Another thing we tried was playing with the memory on our build agents and docker hosts. Again, to no avail .. that absolutely didn’t help one single byte.
And I tried so much more .. really. I was so desperate that I started to take away code from our app (which we have been building for over 6 months with about 9 developers (not fulltime, don’t worry ;-)). It’s a whole lot of code – and I don’t know if you ever tried to take away code and make the remaining code work again .. it takes time :-/. A lot!
What did help
It took so much time, I was desperately seeking help .. and from pure frustration, I turned to Twitter. I know .. not the best way to get help .. but afterwards, I was quite glad I did ;-).
You can find the entire thread here:
First of all: thanks so much for all of the people for their suggestions. There were things I didn’t try yet. There were some references to articles I didn’t find yet. All these things gave me new inspiration (and hope) .. which was invaluable! Translation files, recursive functions, event log, dependencies, remove all code, force sync, version numbers, …

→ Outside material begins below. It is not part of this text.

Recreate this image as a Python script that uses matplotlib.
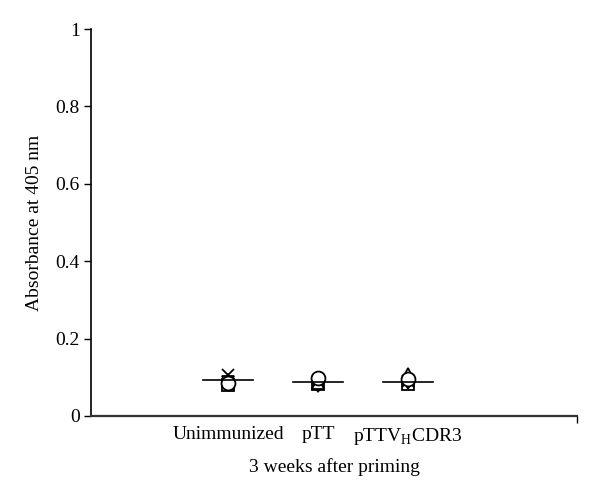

Until phenno mentioned this:
Exactly the same error message, with a big xmlport. It first pointed me to the wrong direction (recursive functions / xmlport) ..
But after one of our developers remembered me that from months back, we also had a big object: A 1.2Mb codeunit, auto generating all Business Central icons as data in a table, to be able to use them as icons in business logic. Initially I didn’t think it would ever have an effect on the stability of the app (in this case – the inability to publish it) .. we wrote the damn thing more than 4 months back, for crying out loud :-/ and the code was very simple – nothing recursive, no loops, very straight forward. Just a hellofalot of code ;-). But .. It doesn’t hurt to try what it would do when I would remove the code .. so I tried .. and it works now! Victory!
The size of a file (or object) does matter. If you have the error above – it makes sense to list your biggest files, and see if you can make them smaller by splitting the objects in multiple (if possible.. ).
While in our case, it was one huge object in one file. And I don’t know what exactly was the problem: the size of the file, or the size of the object. There is a difference. If I wanted to have kept the functionality, I might have had to split the object in multiple codeunits, and on top of that I might have had to split them in multiple files (which – in my honest opinion – is best practice anyway..).
Also, I have the feeling that Wave 2, is a bit more sensitive to these kind of situations.. I don’t know. It’s just – we had this file for quite a while already, and it’s just with the upgrade to Wave2 that it started to be a problem.
In any case – I hope I won’t wake up tomorrow, concluding the error is back and all the above was just one pile of crap. Wish me luck ;-).